The KEDA HTTP Add-on fills this gap. It places an interceptor proxy in front of your service, counts pending requests, and feeds those metrics to KEDA through an external scaler. This is the only way to get true scale-to-zero for HTTP workloads with KEDA.
The trade-off is real. The add-on is still beta, community-maintained, and every request flows through an extra proxy hop. CPU-based HPA reacts to resource pressure that already happened. An API pod handling 200ms P99 requests at 80% CPU has already queued 40+ requests before HPA reacts at the default 15-second sync period. What you want is to scale on request volume directly, before the pod is saturated. Two approaches exist: intercept traffic with a proxy that counts in-flight requests (the HTTP Add-on), or query an external metrics source like Prometheus where your ingress controller already exports http_requests_total (the Prometheus scaler). This article covers both, starting with the add-on's architecture and ending with a decision framework for choosing between them.
HTTP Add-on Architecture
The KEDA HTTP Add-on (kedacore/http-add-on) consists of three components that work together but run as independent processes.

Operator
The Operator watches for HTTPScaledObject custom resources. When one is created, it updates an internal routing table that maps hostnames to backend services, furnishes this routing information to the interceptor, and creates a standard KEDA ScaledObject for the target Deployment. When the HTTPScaledObject is deleted, the operator reverses all of these actions.
Interceptor
The Interceptor is a cluster-internal reverse proxy written in Go using controller-runtime. It accepts incoming HTTP traffic, forwards requests to the target service, and tracks the number of pending requests in an in-memory queue.
// interceptor/main.go — queue and routing table initialization
queues := queue.NewMemory()
routingTable := routing.NewTable(ctrlCache, queues)
The routing table is event-driven. The interceptor watches two CRD types: HTTPScaledObject (the user-facing resource) and InterceptorRoute (an internal resource the operator creates to describe the routing configuration).
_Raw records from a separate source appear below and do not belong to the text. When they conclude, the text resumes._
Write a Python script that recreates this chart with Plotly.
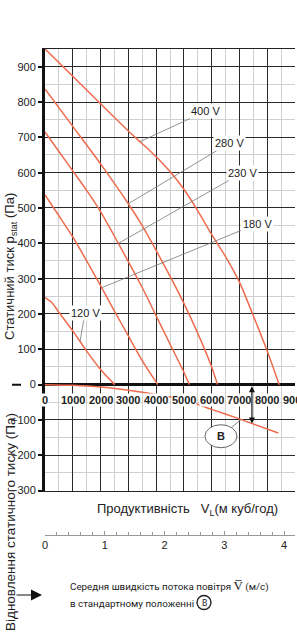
import numpy as np
import plotly.graph_objects as go

# ---------------- data ----------------
flow_400 = [0, 1000, 2000, 3000, 3500, 4000, 4500, 5000, 5500, 6000, 6500, 7000, 7500, 8000, 8430]
p_400 = [950, 873, 795, 718, 682, 645, 603, 553, 492, 425, 362, 290, 195, 95, 0]

flow_280 = [0, 1000, 2000, 3000, 3500, 4000, 4500, 5000, 5500, 6000, 6210]
p_280 = [837, 731, 625, 512, 450, 380, 307, 230, 145, 50, 0]

flow_230 = [0, 500, 1000, 1500, 2000, 2500, 3000, 3500, 4000, 4500, 5000, 5200]
p_230 = [715, 660, 605, 550, 490, 420, 348, 275, 195, 115, 35, 0]

flow_180 = [0, 500, 1000, 1500, 2000, 2500, 3000, 3500, 4060]
p_180 = [537, 478, 418, 350, 280, 208, 138, 68, 0]

flow_120 = [0, 250, 500, 1000, 1500, 2000, 2510]
p_120 = [246, 232, 205, 152, 95, 43, 0]

flow_B = [0, 1000, 2000, 3000, 4000, 5000, 6000, 7000, 8400]
p_B = [0, -2, -7, -16, -28, -43, -70, -97, -137]

curve_names = ["400 V", "280 V", "230 V", "180 V", "120 V"]
curve_flows = [flow_400, flow_280, flow_230, flow_180, flow_120]
curve_press = [p_400, p_280, p_230, p_180, p_120]
pointer_flow = [3420, 3000, 2640, 2040, 1260]
label_pos = [(5795, 774), (6624, 683), (7092, 599), (7632, 455), (1440, 203)]

x_ticks = list(range(0, 9001, 1000))
y_ticks = list(range(-300, 901, 100))
v_ticks = [0, 1, 2, 3, 4]

B_label_pos = (6335, -146)
B_pointer_flow = 7060
B_arrow_flow = 7450

# ---------------- figure ----------------
CURVE = "#EF6B4E"
W, H = 297, 640
ML, MR, MT, MB = 45, 2, 49, 80
plot_h = H - MT - MB
ydom0 = 1 - (1250 * 0.3533) / plot_h

def py2paper(py):
    return (H - MB - py) / plot_h

def px2paper(px):
    return (px - ML) / (W - ML - MR)

fig = go.Figure()
for f, p in zip(curve_flows, curve_press):
    fig.add_trace(go.Scatter(x=f, y=p, mode="lines", line=dict(color=CURVE, width=1.5, shape="spline", smoothing=0.7),
                             hoverinfo="skip", showlegend=False))
fig.add_trace(go.Scatter(x=flow_B, y=p_B, mode="lines", line=dict(color=CURVE, width=1.5, shape="spline", smoothing=0.7),
                         hoverinfo="skip", showlegend=False))
# invisible trace to carry the velocity axis
fig.add_trace(go.Scatter(x=[v_ticks[0], v_ticks[-1]], y=[-300, -300], xaxis="x2", yaxis="y", mode="lines",
                         line=dict(width=0, color="rgba(0,0,0,0)"), hoverinfo="skip", showlegend=False))

ann = []
# curve labels with pointer lines
for name, f, p, pf, (lx, ly) in zip(curve_names, curve_flows, curve_press, pointer_flow, label_pos):
    py_ = float(np.interp(pf, f, p))
    ann.append(dict(x=pf, y=py_, xref="x", yref="y", ax=lx, ay=ly, axref="x", ayref="y",
                    text=name, showarrow=True, arrowhead=0, arrowwidth=0.8, arrowcolor="#777",
                    bgcolor="white", borderpad=1, font=dict(size=11, color="#222", family="Liberation Sans")))

# flow tick labels on the zero line
for t in x_ticks:
    ann.append(dict(x=t, y=0, xref="x", yref="y", text=f"<b>{t}</b>", showarrow=False, yshift=-15,
                    xanchor="center", yanchor="middle",
                    bgcolor="white", borderpad=0, font=dict(size=11, color="#222", family="Liberation Sans")))

# B annotation
bx, by = B_label_pos
ann.append(dict(x=B_pointer_flow, y=float(np.interp(B_pointer_flow, flow_B, p_B)), xref="x", yref="y",
                ax=bx, ay=by, axref="x", ayref="y", text="<b>B</b>", showarrow=True, arrowhead=0,
                arrowwidth=0.8, arrowcolor="#666", startstandoff=7,
                font=dict(size=11, color="#222", family="Liberation Sans")))
ann.append(dict(x=B_arrow_flow, y=float(np.interp(B_arrow_flow, flow_B, p_B)), xref="x", yref="y",
                ax=B_arrow_flow, ay=0, axref="x", ayref="y", text="", showarrow=True, arrowhead=2,
                arrowside="end+start", arrowsize=1, arrowwidth=1.2, arrowcolor="#111"))

# axis titles
ann.append(dict(x=px2paper(10), y=py2paper(267), xref="paper", yref="paper", textangle=-90, showarrow=False,
                xanchor="center", yanchor="middle",
                text="Статичний тиск p<sub>stat</sub> (Па)", font=dict(size=13, color="#222", family="Liberation Sans")))
ann.append(dict(x=px2paper(10), y=py2paper(522), xref="paper", yref="paper", textangle=-90, showarrow=False,
                xanchor="center", yanchor="middle",
                text="Відновлення статичного тиску (Па)", font=dict(size=13.5, color="#222", family="Liberation Sans")))
ann.append(dict(x=px2paper(187), y=py2paper(509), xref="paper", yref="paper", showarrow=False,
                xanchor="center", yanchor="middle",
                text="Продуктивність   V<sub>L</sub>(м куб/год)", font=dict(size=13, color="#222", family="Liberation Sans")))

# legend note at bottom
ann.append(dict(x=px2paper(42), y=py2paper(595), xref="paper", yref="paper", ax=-27, ay=0, text="",
                showarrow=True, arrowhead=2, arrowsize=2.2, arrowwidth=1, arrowcolor="#111"))
ann.append(dict(x=px2paper(68), y=py2paper(586), xref="paper", yref="paper", xanchor="left", yanchor="middle",
                showarrow=False,
                text="Середня швидкість потока повітря <span style='font-size:13px'>V\u0305</span> (м/с)",
                font=dict(size=9.8, color="#222", family="Roboto")))
ann.append(dict(x=px2paper(68), y=py2paper(603), xref="paper", yref="paper", xanchor="left", yanchor="middle",
                showarrow=False,
                text="в стандартному положенні", font=dict(size=9.8, color="#222", family="Roboto")))
ann.append(dict(x=px2paper(204), y=py2paper(602.5), xref="paper", yref="paper", xanchor="center", yanchor="middle",
                showarrow=False, text="B", font=dict(size=8.5, color="#222", family="Roboto")))

shapes = [
    dict(type="line", xref="paper", yref="y", x0=px2paper(12), x1=px2paper(21), y0=0, y1=0,
         line=dict(color="#111", width=2)),
    dict(type="circle", xref="x", yref="y", xsizemode="pixel", ysizemode="pixel", xanchor=bx, yanchor=by,
         x0=-16, x1=16, y0=-11.5, y1=11.5, line=dict(color="#666", width=1), fillcolor="white", layer="above"),
    dict(type="circle", xref="paper", yref="paper", xsizemode="pixel", ysizemode="pixel",
         xanchor=px2paper(204), yanchor=py2paper(602.5), x0=-7, x1=7, y0=-7, y1=7,
         line=dict(color="#222", width=1.4)),
]

fig.update_layout(
    width=W, height=H, margin=dict(l=ML, r=MR, t=MT, b=MB),
    plot_bgcolor="white", paper_bgcolor="white", showlegend=False,
    font=dict(family="Liberation Sans", color="#222"),
    xaxis=dict(range=[0, 9000], domain=[0, 1], anchor="y", tickvals=x_ticks, showticklabels=False, ticks="",
               showgrid=True, gridcolor="#2a2a2a", gridwidth=1.2,
               minor=dict(dtick=500, tick0=0, showgrid=True, gridcolor="#cfcfcf", gridwidth=1),
               showline=True, mirror=True, linecolor="#222", linewidth=1.2, zeroline=False, fixedrange=True),
    yaxis=dict(range=[-300, 950], domain=[ydom0, 1], tickvals=y_ticks, ticks="outside", ticklen=4,
               tickwidth=1.5, tickcolor="#111", tickfont=dict(size=11, color="#222"),
               showgrid=True, gridcolor="#2a2a2a", gridwidth=1.2,
               minor=dict(dtick=50, tick0=0, showgrid=True, gridcolor="#cfcfcf", gridwidth=1),
               zeroline=True, zerolinecolor="#111", zerolinewidth=2.5,
               showline=True, linecolor="#111", linewidth=3, fixedrange=True),
    xaxis2=dict(range=[0, 250 / 59.75], overlaying="x", anchor="free", position=py2paper(535), side="bottom",
                tickvals=v_ticks, ticks="inside", ticklen=4, tickcolor="#999", tickwidth=1,
                minor=dict(dtick=0.2, tick0=0, ticks="inside", ticklen=3, tickcolor="#999", showgrid=False),
                showgrid=False, zeroline=False, showline=True, linecolor="#999", linewidth=1,
                tickfont=dict(size=11, color="#222"), fixedrange=True),
    annotations=ann, shapes=shapes,
)

fig.write_html("out.html")
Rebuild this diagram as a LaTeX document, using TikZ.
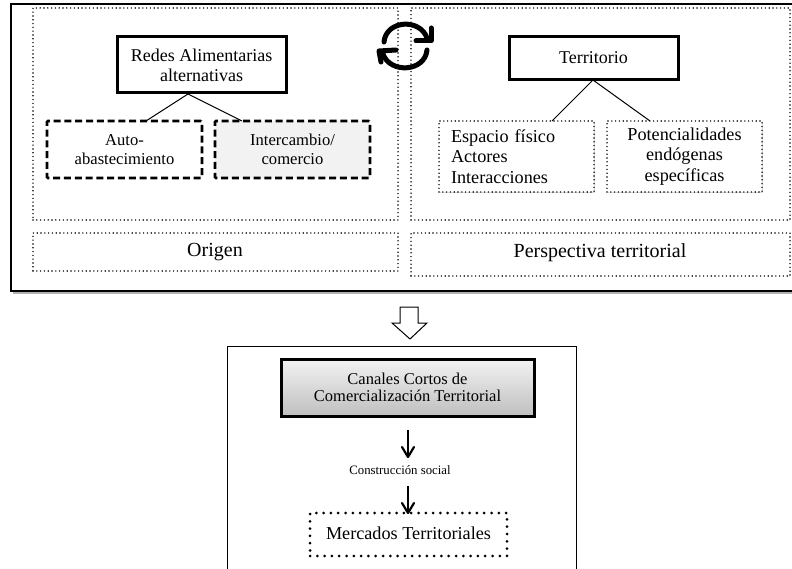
\documentclass[tikz,border=0pt]{standalone}
\usepackage{fontspec}
\setmainfont{Liberation Serif}
\usetikzlibrary{shadows,arrows.meta}
\tikzset{
  x=1pt,y=-1pt,
  zone/.style={draw=black,line width=1.6pt,line cap=round,dash pattern=on 0pt off 3.8pt,inner sep=0pt},
  outerbox/.style={draw=black,fill=white,inner sep=0pt},
  main/.style={draw=black,line width=3pt,fill=white,align=center,inner sep=0pt,font=\fontsize{18}{21}\selectfont},
  dashbox/.style={draw=black,line width=2.8pt,dash pattern=on 7pt off 3.8pt,rounded corners=1pt,align=center,inner sep=0pt,font=\fontsize{16.6}{18.5}\selectfont},
  dotbox/.style={zone,fill=white,align=center,font=\fontsize{18.2}{20.5}\selectfont,drop shadow={shadow xshift=1pt,shadow yshift=-1.5pt,opacity=.3}},
  link/.style={draw=black,line width=1pt},
  flow/.style={draw=black,line width=1.4pt},
  barb/.style={draw=black,line width=2.2pt,line cap=round,line join=round},
  cyc/.style={line width=5pt,draw=black,line cap=round,line join=round},
  lab/.style={font=\fontsize{20}{22}\selectfont,align=center,inner sep=0pt}
}
\begin{document}
\begin{tikzpicture}
\useasboundingbox (0,0) rectangle (792,569);
% upper frame with its shadow
\path[fill=black!30] (13,8) rectangle (800,294);
\node[outerbox,line width=1.8pt,minimum width=800pt,minimum height=287pt] (upper) at (411,147.5) {};
\node[zone,minimum width=365pt,minimum height=212pt] (zl) at (215.5,114) {};
\node[zone,minimum width=365pt,minimum height=38pt] (zo) at (215.5,252) {};
\node[lab] (to) at (215,252.5) {Origen};
\node[zone,minimum width=379pt,minimum height=212pt] (zr) at (600.5,114) {};
\node[zone,minimum width=379pt,minimum height=43pt] (zp) at (600.5,254.5) {};
\node[lab] (tp) at (600,252.5) {Perspectiva territorial};
\node[main,minimum width=169pt,minimum height=56pt] (redes) at (201.5,65) {\raisebox{-1pt}{Redes Alimentarias}\\alternativas};
\node[main,minimum width=169pt,minimum height=43pt] (terr) at (593.5,58.5) {\raisebox{2pt}{Territorio}};
\node[dashbox,minimum width=155pt,minimum height=57pt] (auto) at (124.5,149.5) {Auto-\\abastecimiento};
\node[dashbox,fill=black!5,minimum width=155pt,minimum height=57pt] (inter) at (292.5,149.5) {Intercambio/\\comercio};
\node[dotbox,minimum width=155pt,minimum height=71pt,align=left,text width=131pt] (esp) at (516.5,156.5) {Espacio físico\\Actores\\Interacciones};
\node[dotbox,minimum width=155pt,minimum height=71pt] (pot) at (684.5,156.5) {Potencialidades\\endógenas\\específicas};
\coordinate (r0) at (188,94);
\coordinate (a0) at (146,121);
\coordinate (b0) at (242,121);
\coordinate (t0) at (593,80);
\coordinate (e0) at (552,121);
\coordinate (p0) at (650,121);
\draw[link] (r0) -- (a0);
\draw[link] (r0) -- (b0);
\draw[link] (t0) -- (e0);
\draw[link] (t0) -- (p0);
% cycle icon
\draw[cyc] (384,42) .. controls (386,20) and (420,18) .. (427,38);
\draw[cyc] (431,28) -- (431,41) -- (416,41);
\draw[cyc] (427,50) .. controls (425,72) and (390,74) .. (383,54);
\draw[cyc] (381,62) -- (379,51) -- (396,50);
% block arrow
\path[draw=black,line width=1pt,fill=white] (400,307) -- (418,307) -- (418,323) -- (427,323) -- (410,339) -- (392,323) -- (400,323) -- cycle;
% lower frame
\node[outerbox,line width=.9pt,minimum width=349pt,minimum height=260pt,drop shadow={shadow xshift=1pt,shadow yshift=-1pt,opacity=.3}] (lower) at (401.5,476) {};
\node[draw=black,line width=3pt,minimum width=253pt,minimum height=57pt,inner sep=0pt,align=center,top color=black!5,bottom color=black!25,font=\fontsize{16.5}{17}\selectfont,drop shadow={shadow xshift=1pt,shadow yshift=-2pt,opacity=.35}] (canal) at (407.5,387.5) {Canales Cortos de\\Comercialización Territorial};
\node[inner sep=0pt,font=\fontsize{12.8}{14}\selectfont] (cons) at (400,470) {Construcción social};
\node[draw=black,line width=3pt,line cap=round,dash pattern=on 0pt off 7.3pt,minimum width=197pt,minimum height=43pt,inner sep=0pt,font=\fontsize{18.2}{20}\selectfont] (merc) at (408.5,534.5) {\raisebox{3pt}{Mercados Territoriales}};
\coordinate (f1a) at (408,430);
\coordinate (f1b) at (408,457);
\coordinate (f2a) at (408,486);
\coordinate (f2b) at (408,513);
\draw[flow] (f1a) -- (f1b);
\draw[barb] (402,447) -- (f1b) -- (414,447);
\draw[flow] (f2a) -- (f2b);
\draw[barb] (402,503) -- (f2b) -- (414,503);
\end{tikzpicture}
\end{document}
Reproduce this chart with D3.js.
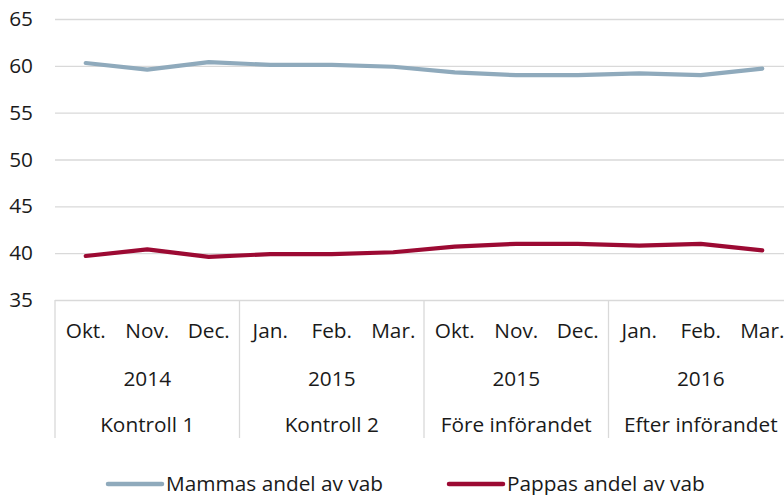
<!DOCTYPE html>
<html>
<head>
<meta charset="utf-8">
<script src="https://cdn.jsdelivr.net/npm/d3@7/dist/d3.min.js"></script>
<style>
  html, body { margin: 0; padding: 0; background: #fff; }
  svg { display: block; }
  text { font-family: "Open Sans", "Noto Sans", sans-serif; fill: #1a1a1a; }
</style>
</head>
<body>
<svg id="chart" width="784" height="495"></svg>
<script>
// Months, years and periods along the x axis
const months = ["Okt.", "Nov.", "Dec.", "Jan.", "Feb.", "Mar.", "Okt.", "Nov.", "Dec.", "Jan.", "Feb.", "Mar."];
const years = ["2014", "2015", "2015", "2016"];
const periods = ["Kontroll 1", "Kontroll 2", "Före införandet", "Efter införandet"];

// Share of VAB days (%)
const mammas = [60.3, 59.6, 60.4, 60.1, 60.1, 59.9, 59.3, 59.0, 59.0, 59.2, 59.0, 59.7];
const pappas = [39.7, 40.4, 39.6, 39.9, 39.9, 40.1, 40.7, 41.0, 41.0, 40.8, 41.0, 40.3];

const yTicks = [35, 40, 45, 50, 55, 60, 65];
const seriesNames = ["Mammas andel av vab", "Pappas andel av vab"];
const seriesColors = ["#8faabc", "#9c0a33"];

const svg = d3.select("#chart");
const plotLeft = 55, plotRight = 793, plotTop = 19, plotBottom = 300;
const gridColor = "#d9d9d9";
const fontSize = 20.8;
const fontFamily = "'Open Sans', 'Noto Sans', sans-serif";

const x = d3.scaleBand().domain(d3.range(months.length)).range([plotLeft, plotRight]);
const y = d3.scaleLinear().domain([35, 65]).range([plotBottom, plotTop]);

// Horizontal gridlines and y labels
const yAxis = d3.axisLeft(y).tickValues(yTicks).tickSize(-(plotRight - plotLeft)).tickPadding(22);
const gy = svg.append("g").attr("transform", `translate(${plotLeft},0)`).call(yAxis);
gy.select(".domain").remove();
gy.selectAll(".tick line").attr("stroke", gridColor).attr("stroke-width", 1.3);
gy.selectAll(".tick text").attr("font-size", fontSize).attr("fill", "#1a1a1a")
  .attr("font-family", fontFamily);

// Multi-level category axis
const groupSize = 3;
const groupStarts = d3.range(0, months.length + 1, groupSize);
const axisG = svg.append("g");
axisG.selectAll("line.div").data(groupStarts).join("line")
  .attr("class", "div")
  .attr("x1", i => i < months.length ? x(i) : plotRight)
  .attr("x2", i => i < months.length ? x(i) : plotRight)
  .attr("y1", plotBottom).attr("y2", 438)
  .attr("stroke", gridColor).attr("stroke-width", 1.3);

axisG.selectAll("text.month").data(months).join("text")
  .attr("class", "month")
  .attr("x", (d, i) => x(i) + x.bandwidth() / 2)
  .attr("y", 338)
  .attr("text-anchor", "middle")
  .attr("font-size", fontSize)
  .text(d => d);

const groupCenter = g => (x(g * groupSize) + x(g * groupSize + groupSize - 1) + x.bandwidth()) / 2;
axisG.selectAll("text.year").data(years).join("text")
  .attr("class", "year")
  .attr("x", (d, g) => groupCenter(g))
  .attr("y", 386)
  .attr("text-anchor", "middle")
  .attr("font-size", fontSize)
  .text(d => d);

axisG.selectAll("text.period").data(periods).join("text")
  .attr("class", "period")
  .attr("x", (d, g) => groupCenter(g))
  .attr("y", 432)
  .attr("text-anchor", "middle")
  .attr("font-size", fontSize)
  .text(d => d);

// Lines
const line = d3.line()
  .x((d, i) => x(i) + x.bandwidth() / 2)
  .y(d => y(d));

[mammas, pappas].forEach((vals, k) => {
  svg.append("path")
    .datum(vals)
    .attr("fill", "none")
    .attr("stroke", seriesColors[k])
    .attr("stroke-width", 4.2)
    .attr("stroke-linejoin", "round")
    .attr("stroke-linecap", "round")
    .attr("d", line);
});

// Legend
const legendX = [108, 449];
seriesNames.forEach((name, k) => {
  const g = svg.append("g").attr("transform", `translate(${legendX[k]},484)`);
  g.append("line").attr("x1", 0).attr("x2", 54).attr("y1", 0).attr("y2", 0)
    .attr("stroke", seriesColors[k]).attr("stroke-width", 4.5).attr("stroke-linecap", "round");
  g.append("text").attr("x", 58).attr("y", 6.5).attr("font-size", fontSize).text(name);
});
</script>
</body>
</html>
You never create InterceptorRoute objects directly. Informer event handlers call routingTable.Signal() on every change, so route updates propagate without polling:
// interceptor/main.go — informer setup for route change detection
routeSources := []client.Object{
&v1beta1.InterceptorRoute{},
&v1alpha1.HTTPScaledObject{},
}
for _, obj := range routeSources {
informer, err := ctrlCache.GetInformer(ctx, obj)
// ... (error handling omitted for brevity)
_, err = informer.AddEventHandler(toolscache.ResourceEventHandlerFuncs{
AddFunc: func(_ any) { routingTable.Signal() },
UpdateFunc: func(_, _ any) { routingTable.Signal() },
DeleteFunc: func(_ any) { routingTable.Signal() },
})
// ... (error handling omitted)
}
The interceptor runs four concurrent goroutines: the controller-runtime cache, the routing table update loop, an admin server on a separate port exposing queue depth metrics, and the proxy server that handles user traffic. It supports TLS, OpenTelemetry tracing, and Prometheus metrics export.
Scaler
The Scaler implements KEDA's external scaler gRPC interface. It periodically pings the interceptor's admin endpoint for the current pending request count, then reports that metric to KEDA:
// scaler/main.go — queue pinger initialization
pinger := newQueuePinger(
ctrl.Log, k8s.EndpointsFuncForControllerClient(ctrlCache),
namespace, svcName, deplName, targetPortStr,
)
The scaler implements KEDA's ExternalScaler gRPC interface, including StreamIsActive for push-based activation updates. The operator creates a ScaledObject with trigger type external-push, which means KEDA receives scaling signals from the scaler's stream rather than polling on an interval. Health checks propagate the pinger's status: if the last successful ping exceeds twice the tick duration, the scaler reports NOT_SERVING, preventing KEDA from making stale scaling decisions.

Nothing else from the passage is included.